機器代と工事代を合わせると、電気温水器に交換するより40万~60万円ぐらい高くなると思います」
交換を依頼する工事会社を、工事費の見積もり額で選ぶ人は多いだろう。ただ、長く使う機器なので、トラブル発生時や故障時に点検・修理を依頼する可能性は高い。
「見積もり額も大事ですが、トラブル発生時に早めに対応してもらえるように、家から30~40分ぐらいの場所にある工事会社を選ぶと安心です」
古い戸建住宅の場合、電気温水器の交換と同時に、水まわりのリフォームを検討する人もいるだろう。

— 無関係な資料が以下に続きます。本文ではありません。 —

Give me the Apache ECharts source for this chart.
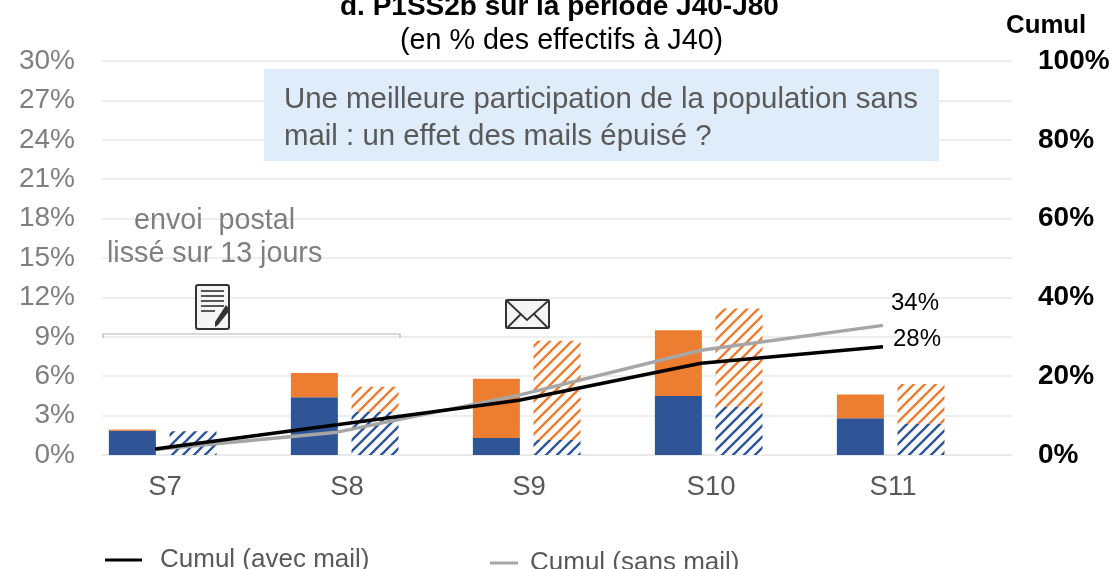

「機器の交換だけにするか、リフォームも併せて行うかは、自分たちのライフサイクルと機器の寿命を考慮して選択しましょう。例えば、今は50代なら、次の交換は70歳前後になります。リフォームには気力や体力が必要となるので、50代のうちに機器交換と併せてバリアフリーへとリフォームしておくとよいかもしれませんね」

賃貸住宅の場合、他の住宅設備と同様、設備機器の修理・交換は大家の負担となる。お湯の出方が悪い、湯温が不安定、妙な音がするなどのトラブルが発生したら、管理会社か大家にすぐに連絡をして、点検や修理を依頼しよう。